Eles são uma solução até certo ponto, mas não
resolvem todos os problemas. Eu diria que os carros elétricos movidos a
baterias são úteis, porque podem contribuir para melhorar o cenário. Mas não
podemos chamá-los de solução, porque isso implicaria resolver todos os
problemas e não fazer qualquer crítica a eles. Reconhecê-los como úteis é
também reconhecer que podemos ir além deles.
Quando vejo uma propaganda desses veículos no meu
país, quase sempre é um enorme SUV com uma bateria que pesa pelo menos 500kg e
trabalha para locomover uma única pessoa. Cerca de 97% da energia elétrica da
bateria é usada para mover o veículo e a bateria, e apenas 2 ou 3% são usados
efetivamente para mover a pessoa que está dentro do automóvel. Só isso já pode
ser um fator de desconfiança sobre os carros elétricos, mas fica ainda pior
quando entendemos que o marketing desses veículos presume que os minérios
necessários para o funcionamento das baterias, como níquel, cobre, lítio,
cobalto e manganês, serão suficientes.
Se cada norte-americano dirigir um SUV movido a uma
bateria de meia tonelada, isso envolverá a destruição do Sul Global: devastação
do norte do Chile com a mineração de cobre, da República Democrática do Congo
com a exploração de cobalto, e até mesmo de regiões do Brasil, onde as empresas
já estão em busca de novas reservas de lítio. O Brasil tem um motivo ainda mais
forte do que os Estados Unidos, Europa e China para questionar o futuro
prometido com os carros elétricos, porque essas promessas só são possíveis às
custas do Sul Global.
Durante a minha época de universidade, eu ouvia
colegas da escola de engenharia dizerem coisas como “nós temos que aceitar a
existência de zonas de sacrifício para realizar a transição energética”. Em
outras palavras, áreas que desistimos de proteger e apenas destruímos para
conquistar minérios. Como esse discurso parte de pessoas vivendo em um país [os
Estados Unidos] cujas regras ambientais restringem a mineração de metais raros,
é lógico que essas “zonas de sacrifício” ocorrerão em países distantes e com
mercados que mal podem comprar carros elétricos. O Sul Global deve se unir em
protesto contra esses esforços abusivos, até mesmo envolvendo a ONU e o
julgamento das possíveis contribuições dos países ricos para o desastre
climático, a destruição ambiental e a violação de direitos humanos.
• Se os
carros elétricos não são a solução, onde devemos apostar nossos esforços?
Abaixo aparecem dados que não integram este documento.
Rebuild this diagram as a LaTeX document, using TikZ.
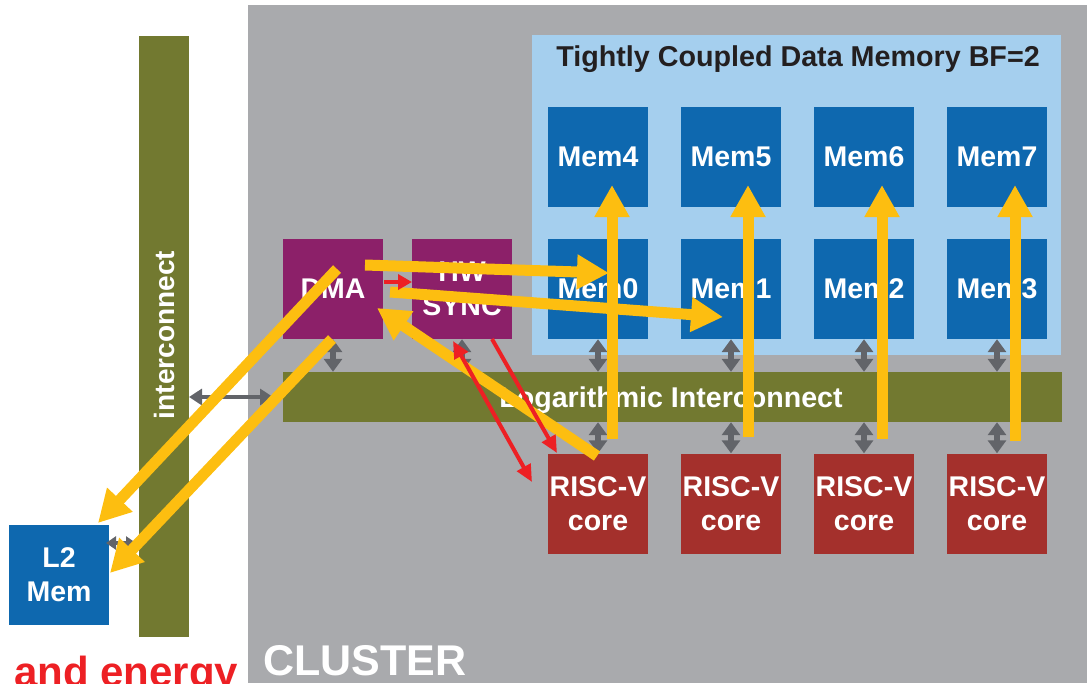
\documentclass[tikz,border=0pt]{standalone}
\usepackage{fontspec}
\setmainfont{Liberation Sans}
\usetikzlibrary{arrows.meta,calc}
\definecolor{clgray}{HTML}{A9AAAD}
\definecolor{olivebar}{HTML}{727930}
\definecolor{tcdmblue}{HTML}{A5CFEE}
\definecolor{memblue}{HTML}{0E68AF}
\definecolor{dmapurple}{HTML}{8C2069}
\definecolor{corered}{HTML}{A4302C}
\definecolor{yel}{HTML}{FDBE10}
\definecolor{redarrow}{HTML}{ED2024}
\definecolor{agray}{HTML}{626469}
\definecolor{titletext}{HTML}{231F20}
\begin{document}
\begin{tikzpicture}[x=1pt,y=-1pt,
  blockbox/.style={inner sep=0pt, minimum width=100pt, minimum height=100pt,
    text=white, font=\bfseries\fontsize{28.5}{34}\selectfont, align=center},
  memnode/.style={blockbox, fill=memblue},
  corenode/.style={blockbox, fill=corered},
  purplenode/.style={blockbox, fill=dmapurple},
  garrow/.style={draw=agray, line width=5.5pt,
    {Triangle[length=13pt,width=18pt]}-{Triangle[length=13pt,width=18pt]}},
  yarrow/.style={draw=yel, line width=11pt, -{Triangle[length=32pt,width=33pt]}},
  rarrow/.style={draw=redarrow, line width=4pt, -{Triangle[length=17pt,width=15pt]}},
  rdarrow/.style={draw=redarrow, line width=4pt,
    {Triangle[length=17pt,width=15pt]}-{Triangle[length=17pt,width=15pt]}}
]
\useasboundingbox (0,0) rectangle (1087,683);
% cluster background
\fill[clgray] (248,5) rectangle (1087,683);
% vertical interconnect
\node[fill=olivebar, inner sep=0pt, minimum width=50pt, minimum height=601pt] (ic) at (164,336.5) {};
\node[rotate=90, text=white, font=\bfseries\fontsize{28}{30}\selectfont] (ictext) at (164,335) {interconnect};
% TCDM
\node[fill=tcdmblue, inner sep=0pt, minimum width=529pt, minimum height=320pt] (tcdm) at (796.5,195) {};
\node[anchor=base, text=titletext, font=\bfseries\fontsize{28.7}{30}\selectfont] (title) at (798,66) {Tightly Coupled Data Memory BF=2};
% memories
\node[memnode] (m4) at (598,157) {Mem4};
\node[memnode] (m5) at (731,157) {Mem5};
\node[memnode] (m6) at (864,157) {Mem6};
\node[memnode] (m7) at (997,157) {Mem7};
\node[memnode] (m0) at (598,289) {Mem0};
\node[memnode] (m1) at (731,289) {Mem1};
\node[memnode] (m2) at (864,289) {Mem2};
\node[memnode] (m3) at (997,289) {Mem3};
% logarithmic interconnect
\node[fill=olivebar, inner sep=0pt, minimum width=779pt, minimum height=50pt] (log) at (672.5,397) {};
\node[anchor=base, text=white, font=\bfseries\fontsize{28.6}{30}\selectfont] (logtext) at (671,407) {Logarithmic Interconnect};
% DMA & HW sync
\node[purplenode] (dma) at (333,289) {DMA};
\node[purplenode] (hws) at (462,289) {HW\\SYNC};
% cores
\node[corenode] (c0) at (598,503.5) {RISC-V\\core};
\node[corenode] (c1) at (731,503.5) {RISC-V\\core};
\node[corenode] (c2) at (864,503.5) {RISC-V\\core};
\node[corenode] (c3) at (997,503.5) {RISC-V\\core};
% L2
\node[memnode] (l2) at (59,575) {L2\\Mem};
% labels
\node[anchor=base west, inner sep=0pt, text=white, font=\bfseries\fontsize{43}{45}\selectfont] (cluster) at (263,675) {CLUSTER};
\node[anchor=base west, inner sep=0pt, text=redarrow, font=\bfseries\fontsize{42}{45}\selectfont] (energy) at (14,686) {and energy};
% gray arrows
\foreach \m in {m0,m1,m2,m3}{\draw[garrow] (\m.south) -- (\m.south |- log.north);}
\foreach \c in {c0,c1,c2,c3}{\draw[garrow] (\c.north |- log.south) -- (\c.north);}
\draw[garrow] (dma.south) -- (dma.south |- log.north);
\draw[garrow] (hws.south) -- (hws.south |- log.north);
\coordinate (icr) at (189,397);
\coordinate (clin) at (273,397);
\draw[garrow, line width=4.5pt, {Triangle[length=13pt,width=16pt]}-{Triangle[length=13pt,width=16pt]}] (icr) -- (clin);
\coordinate (l2r) at (106,543);
\coordinate (icl) at (136,543);
\draw[garrow, line width=4pt, {Triangle[length=10pt,width=13pt]}-{Triangle[length=10pt,width=13pt]}] (l2r) -- (icl);
% yellow arrows
\coordinate (ya1) at (365,265); \coordinate (yb1) at (609,273);
\coordinate (ya2) at (390,292); \coordinate (yb2) at (723,317);
\coordinate (ya3) at (597,456); \coordinate (yb3) at (377,308);
\coordinate (ya4) at (337,269); \coordinate (yb4) at (98,523);
\coordinate (ya5) at (332,339); \coordinate (yb5) at (110,573);
\coordinate (yv0a) at (612,439); \coordinate (yv0b) at (612,185);
\coordinate (yv1a) at (748,437); \coordinate (yv1b) at (748,185);
\coordinate (yv2a) at (882,439); \coordinate (yv2b) at (882,185);
\coordinate (yv3a) at (1015,441); \coordinate (yv3b) at (1015,185);
\draw[yarrow] (yv0a) -- (yv0b);
\draw[yarrow] (yv1a) -- (yv1b);
\draw[yarrow] (yv2a) -- (yv2b);
\draw[yarrow] (yv3a) -- (yv3b);
\draw[yarrow] (ya1) -- (yb1);
\draw[yarrow] (ya2) -- (yb2);
\draw[yarrow] (ya3) -- (yb3);
\draw[yarrow] (ya4) -- (yb4);
\draw[yarrow] (ya5) -- (yb5);
% red arrows
\coordinate (r1a) at (384,282); \coordinate (r1b) at (412,282);
\coordinate (r2a) at (492,339); \coordinate (r2b) at (557,453);
\coordinate (r3a) at (453,341); \coordinate (r3b) at (532,482);
\draw[rarrow, -{Triangle[length=14pt,width=15pt]}] (r1a) -- (r1b);
\draw[rarrow] (r2a) -- (r2b);
\draw[rdarrow] (r3a) -- (r3b);
\end{tikzpicture}
\end{document}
Os carros elétricos são úteis, mas não são a
solução para a transição energética, assim como bicicletas, ônibus e trens não
são soluções. Tudo depende do objetivo que pretendemos alcançar, e só depois de
refletir sobre isso é que podemos decidir qual a melhor ferramenta para
atendê-los.
A boa notícia é que temos uma grande caixa de
ferramentas com várias opções ao nosso dispor. Porém, a maioria dos outros
meios de transporte além do carro são negligenciados, porque não geram tantos
lucros quanto a indústria automobilística.
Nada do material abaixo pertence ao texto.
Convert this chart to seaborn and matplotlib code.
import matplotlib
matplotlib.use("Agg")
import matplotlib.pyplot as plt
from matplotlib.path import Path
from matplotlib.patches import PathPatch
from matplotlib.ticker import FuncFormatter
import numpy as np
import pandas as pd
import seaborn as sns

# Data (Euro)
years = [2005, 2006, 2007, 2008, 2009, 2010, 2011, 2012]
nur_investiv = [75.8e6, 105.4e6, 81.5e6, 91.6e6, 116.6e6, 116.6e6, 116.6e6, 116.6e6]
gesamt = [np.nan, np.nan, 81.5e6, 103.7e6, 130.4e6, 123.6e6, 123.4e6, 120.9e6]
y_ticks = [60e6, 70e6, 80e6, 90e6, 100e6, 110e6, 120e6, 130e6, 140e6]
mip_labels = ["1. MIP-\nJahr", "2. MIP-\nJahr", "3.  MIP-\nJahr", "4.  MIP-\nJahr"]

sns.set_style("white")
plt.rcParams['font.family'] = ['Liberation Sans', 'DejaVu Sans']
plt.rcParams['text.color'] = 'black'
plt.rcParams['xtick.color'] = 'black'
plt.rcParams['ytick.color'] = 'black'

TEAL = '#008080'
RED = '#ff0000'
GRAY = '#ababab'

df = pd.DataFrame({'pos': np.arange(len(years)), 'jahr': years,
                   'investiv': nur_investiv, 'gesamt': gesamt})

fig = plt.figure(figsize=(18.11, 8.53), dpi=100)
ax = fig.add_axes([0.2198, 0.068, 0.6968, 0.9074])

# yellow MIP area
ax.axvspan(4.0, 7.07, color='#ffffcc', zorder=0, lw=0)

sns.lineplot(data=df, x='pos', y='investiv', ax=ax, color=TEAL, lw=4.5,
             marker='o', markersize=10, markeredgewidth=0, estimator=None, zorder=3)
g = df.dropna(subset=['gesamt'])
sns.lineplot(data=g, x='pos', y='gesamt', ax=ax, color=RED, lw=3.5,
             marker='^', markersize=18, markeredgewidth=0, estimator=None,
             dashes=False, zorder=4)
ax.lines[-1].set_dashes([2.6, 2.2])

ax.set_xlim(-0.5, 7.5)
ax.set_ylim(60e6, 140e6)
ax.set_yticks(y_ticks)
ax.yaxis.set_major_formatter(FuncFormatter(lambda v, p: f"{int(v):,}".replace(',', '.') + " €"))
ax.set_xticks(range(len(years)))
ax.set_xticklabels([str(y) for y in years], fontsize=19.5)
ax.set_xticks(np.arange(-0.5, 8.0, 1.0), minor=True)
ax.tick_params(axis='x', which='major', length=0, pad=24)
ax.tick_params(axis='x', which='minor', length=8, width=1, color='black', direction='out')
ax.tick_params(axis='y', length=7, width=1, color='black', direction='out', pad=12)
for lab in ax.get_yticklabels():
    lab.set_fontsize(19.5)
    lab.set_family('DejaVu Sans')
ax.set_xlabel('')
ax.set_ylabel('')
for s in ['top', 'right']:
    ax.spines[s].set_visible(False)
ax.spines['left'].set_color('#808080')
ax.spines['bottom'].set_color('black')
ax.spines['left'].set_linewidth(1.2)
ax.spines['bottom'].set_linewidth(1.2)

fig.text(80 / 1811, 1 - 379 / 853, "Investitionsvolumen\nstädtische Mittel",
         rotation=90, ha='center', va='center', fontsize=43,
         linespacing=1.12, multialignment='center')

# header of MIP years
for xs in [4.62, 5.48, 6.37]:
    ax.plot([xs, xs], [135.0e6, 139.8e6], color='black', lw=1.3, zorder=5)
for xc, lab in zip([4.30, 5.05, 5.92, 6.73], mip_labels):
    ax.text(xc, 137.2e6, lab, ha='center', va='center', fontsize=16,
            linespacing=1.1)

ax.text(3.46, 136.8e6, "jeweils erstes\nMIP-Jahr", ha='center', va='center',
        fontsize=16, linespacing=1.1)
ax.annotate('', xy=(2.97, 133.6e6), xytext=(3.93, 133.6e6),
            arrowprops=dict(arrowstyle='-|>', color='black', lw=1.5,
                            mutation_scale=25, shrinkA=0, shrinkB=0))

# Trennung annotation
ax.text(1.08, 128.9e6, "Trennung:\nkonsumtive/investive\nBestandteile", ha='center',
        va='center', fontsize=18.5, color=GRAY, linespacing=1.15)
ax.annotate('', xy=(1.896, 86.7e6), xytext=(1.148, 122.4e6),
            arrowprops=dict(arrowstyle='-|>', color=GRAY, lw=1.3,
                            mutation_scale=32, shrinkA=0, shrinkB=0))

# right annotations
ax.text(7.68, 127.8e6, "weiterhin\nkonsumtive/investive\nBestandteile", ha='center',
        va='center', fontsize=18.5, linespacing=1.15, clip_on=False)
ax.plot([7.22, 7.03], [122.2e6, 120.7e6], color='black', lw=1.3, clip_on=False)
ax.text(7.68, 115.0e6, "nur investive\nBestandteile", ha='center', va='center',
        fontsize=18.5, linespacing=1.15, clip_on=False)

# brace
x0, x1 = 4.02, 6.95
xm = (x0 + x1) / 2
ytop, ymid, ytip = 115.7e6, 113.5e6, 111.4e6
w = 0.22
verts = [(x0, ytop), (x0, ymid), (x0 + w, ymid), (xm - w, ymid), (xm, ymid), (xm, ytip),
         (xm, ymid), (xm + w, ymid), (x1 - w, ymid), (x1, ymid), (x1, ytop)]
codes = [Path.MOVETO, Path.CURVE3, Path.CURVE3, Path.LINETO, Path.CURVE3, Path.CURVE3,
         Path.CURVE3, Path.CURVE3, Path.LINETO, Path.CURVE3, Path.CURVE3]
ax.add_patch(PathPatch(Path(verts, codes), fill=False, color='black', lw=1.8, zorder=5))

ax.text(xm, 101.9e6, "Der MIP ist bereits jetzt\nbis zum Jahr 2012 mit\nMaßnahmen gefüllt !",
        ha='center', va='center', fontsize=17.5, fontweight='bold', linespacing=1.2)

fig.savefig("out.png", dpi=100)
Existe um conceito chamado pirâmide da mobilidade,
que tem um topo, simbolizado pelos meios de transporte que devemos privilegiar,
e uma base, onde estão as coisas menos importantes. Atualmente, no topo estão
os carros e na base os pedestres; no meio dos dois, há o transporte público e
as bicicletas. Essa é a pirâmide que herdamos nas últimas décadas, mas podemos
invertê-la, colocando os pedestres no topo e os carros na base. A ordem de
prioridade deve ser: pedestres primeiro, em segundo bicicletas (incluindo
elétricas), depois outros tipos de micro mobilidade, seguidos por bondes,
ônibus e trens elétricos e, por fim, os carros.
• Recentemente
foram instalados semáforos inteligentes na cidade de São Paulo, que analisam o
fluxo de carros e calibram o tempo de abertura e fechamento dos sinais para
otimizar o trânsito. Qual sua análise sobre esse tipo de tecnologia?
Os primeiros semáforos sincronizados da história,
não por sensores digitais mas sim por aparatos mecânicos, datam de 1926, em
Chicago. Eles eram sincronizados de tal maneira que os condutores que
dirigissem a uma certa velocidade passavam por sinais verdes um atrás do outro.
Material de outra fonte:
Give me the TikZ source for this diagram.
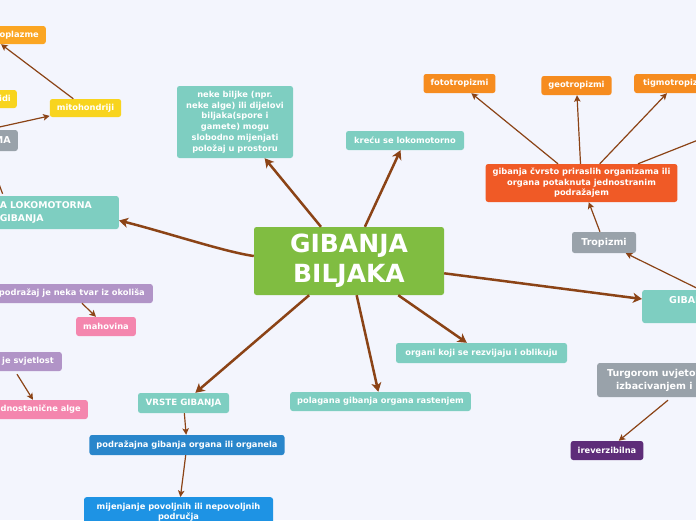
\documentclass[tikz,border=0pt]{standalone}
\usepackage{fontspec}
\setmainfont{DejaVu Sans}
\usetikzlibrary{arrows.meta,calc}
\definecolor{bgc}{HTML}{F3F5FD}
\definecolor{brn}{HTML}{8B4316}
\definecolor{tealc}{HTML}{7ECEC1}
\definecolor{greenc}{HTML}{80BD41}
\definecolor{orgA}{HTML}{FBA623}
\definecolor{orgB}{HTML}{F68C1F}
\definecolor{yelc}{HTML}{F8D41E}
\definecolor{gryc}{HTML}{99A2AA}
\definecolor{redc}{HTML}{F05A26}
\definecolor{blueA}{HTML}{2986CB}
\definecolor{blueB}{HTML}{1E93E4}
\definecolor{purc}{HTML}{B194C7}
\definecolor{pinkc}{HTML}{F486AE}
\definecolor{dpurc}{HTML}{5E2D79}
\tikzset{
  mm/.style={rounded corners=2.5pt, text=white, font=\bfseries\fontsize{8.3}{10.5}\selectfont,
    align=center, inner xsep=7pt, inner ysep=0pt, minimum height=19pt},
  bigf/.style={font=\bfseries\fontsize{9.5}{12}\selectfont},
  thickc/.style={draw=brn, line width=2.5pt, -{Stealth[length=9pt,width=10pt,inset=2.5pt]}},
  thinc/.style={draw=brn, line width=1.2pt, -{Stealth[length=6.5pt,width=6.5pt,inset=1.5pt]}},
  plainc/.style={draw=brn, line width=1.2pt},
}
\begin{document}
\begin{tikzpicture}[x=1pt,y=-1pt]
\useasboundingbox (0,0) rectangle (696,520);
\fill[bgc] (0,0) rectangle (696,520);
\begin{scope}
\clip (0,0) rectangle (696,520);
% nodes
\node[mm, fill=orgA, anchor=east, minimum height=18pt] (cito) at (46,35) {citoplazme};
\node[mm, fill=yelc, anchor=east, inner xsep=6pt, minimum height=18pt] (plast) at (17,99) {plastidi};
\node[mm, fill=yelc, minimum width=69pt, minimum height=18pt] (mito) at (85.5,108) {mitohondriji};
\node[mm, fill=gryc, anchor=east, bigf, minimum height=21pt] (ma) at (18,140.5) {MA};
\node[mm, fill=tealc, anchor=east, text width=111pt, align=left, inner xsep=8pt,
  font=\bfseries\fontsize{9.3}{13}\selectfont, minimum height=33pt] (lok) at (119,212.5) {A LOKOMOTORNA\\GIBANJA};
\node[mm, fill=greenc, minimum width=190pt, minimum height=68pt,
  font=\bfseries\fontsize{25}{30}\selectfont] (main) at (349,261) {GIBANJA\\BILJAKA};
\node[mm, fill=tealc, minimum width=116pt, minimum height=72pt,
  font=\bfseries\fontsize{8.3}{10.8}\selectfont] (neke) at (235,122)
  {neke biljke (npr.\\neke alge) ili dijelovi\\biljaka(spore i\\gamete) mogu\\slobodno mijenjati\\položaj u prostoru};
\node[mm, fill=tealc, minimum width=118pt] (kre) at (405,140.5) {kreću se lokomotorno};
\node[mm, fill=orgB, minimum width=69pt] (foto) at (459.5,83.5) {fototropizmi};
\node[mm, fill=orgB, minimum width=69pt] (geo) at (576.5,85.5) {geotropizmi};
\node[mm, fill=orgB, anchor=west, inner xsep=9pt] (tigmo) at (634,83.5) {tigmotropizmi};
\node[mm, fill=redc, minimum width=189pt, minimum height=38pt] (red) at (581.5,183)
  {gibanja čvrsto priraslih organizama ili\\organa potaknuta jednostranim\\podražajem};
\node[mm, fill=gryc, minimum width=64pt, minimum height=21pt, bigf] (trop) at (604,242.5) {Tropizmi};
\node[mm, fill=tealc, anchor=west, minimum width=116pt, minimum height=33pt] (giba) at (642,306.5) {};
\node[text=white, bigf, anchor=west, inner sep=0pt] (gibat) at (669,301) {GIBANJA};
\node[mm, fill=tealc, minimum width=171pt, minimum height=20pt] (organi) at (481.5,353) {organi koji se rezvijaju i oblikuju};
\node[mm, fill=tealc, minimum width=175pt] (pol) at (380.5,401.5) {polagana gibanja organa rastenjem};
\node[mm, fill=tealc, minimum width=91pt, minimum height=20pt,
  font=\bfseries\fontsize{8.7}{10.5}\selectfont] (vrste) at (183.5,403) {VRSTE GIBANJA};
\node[mm, fill=blueA, minimum width=188pt, minimum height=20pt] (podr) at (187,445) {podražajna gibanja organa ili organela};
\node[mm, fill=blueB, minimum width=189pt, minimum height=30pt, anchor=north] (mij) at (178.5,497)
  {mijenjanje povoljnih ili nepovoljnih\\područja};
\node[mm, fill=purc, anchor=east, inner xsep=8pt] (tvar) at (153,293.5) {podražaj je neka tvar iz okoliša};
\node[mm, fill=pinkc, minimum width=58pt] (mah) at (106,326.5) {mahovina};
\node[mm, fill=purc, anchor=east, inner xsep=8pt] (svj) at (62,361.5) {podražaj je svjetlost};
\node[mm, fill=pinkc, anchor=east] (alge) at (88,409.5) {jednostanične alge};
\node[mm, fill=gryc, anchor=west, minimum width=160pt, minimum height=34pt] (turg) at (597,380) {};
\node[text=white, bigf, anchor=west, inner sep=0pt] (turg1) at (607,374) {Turgorom uvjetovana};
\node[text=white, bigf, anchor=west, inner sep=0pt] (turg2) at (616,386.5) {izbacivanjem i};
\node[mm, fill=dpurc, minimum width=70pt] (irev) at (607,450.5) {ireverzibilna};
\coordinate (offr) at (750,119.5);
% connectors
\draw[thinc] (mito) -- ([xshift=-45pt]cito.south east);
\draw[thinc] (ma.north west) -- (mito);
\draw[plainc] ([xshift=11pt,yshift=2pt]lok.north west) -- (ma.south west);
\draw[thickc] ([yshift=5pt]main.west) .. controls (225,252) and (165,232) .. ([yshift=-8pt]lok.east);
\draw[thickc] (main) -- (neke);
\draw[thickc] (main) -- (kre);
\draw[thickc] (main) -- (giba);
\draw[thickc] (main) -- (organi);
\draw[thickc] (main) -- (pol);
\draw[thickc] (main) -- (vrste);
\draw[thinc] (red) -- (foto);
\draw[thinc] (red) -- (geo);
\draw[thinc] (red) -- (tigmo);
\draw[thinc] ([xshift=56.5pt]red.north) -- (offr);
\draw[thinc] (trop) -- (red);
\draw[thinc] (giba.north) -- (trop);
\draw[thinc] (vrste) -- (podr);
\draw[thinc] (podr) -- (mij);
\draw[thinc] (tvar) -- (mah);
\draw[thinc] ([xshift=-45pt,yshift=-3pt]svj.south east) -- ([xshift=-55pt]alge.north east);
\draw[thinc] ([xshift=71pt,yshift=-3pt]turg.south west) -- (irev);
\end{scope}
\end{tikzpicture}
\end{document}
Costumamos nos perguntar se as tecnologias
funcionam ou não, mas o problema é que elas funcionam às custas de outros
fatores que não valorizamos, tirando poderes de um grupo e dando para outro. O
que aconteceu em Chicago naquela época foi o mesmo que está acontecendo agora em
São Paulo: os semáforos podem ser calibrados para favorecer os carros, os
pedestres ou outros propósitos. E isso determina quem leva vantagem e quem se
prejudica.
Então, os semáforos inteligentes podem ser úteis,
desde que valorizem os pedestres, ainda mais em uma cidade enorme como São
Paulo. Temos vários motivos para favorecer os pedestres, mas se for feito o
contrário, perde o sentido. No fim das contas, é o poder que determina isso.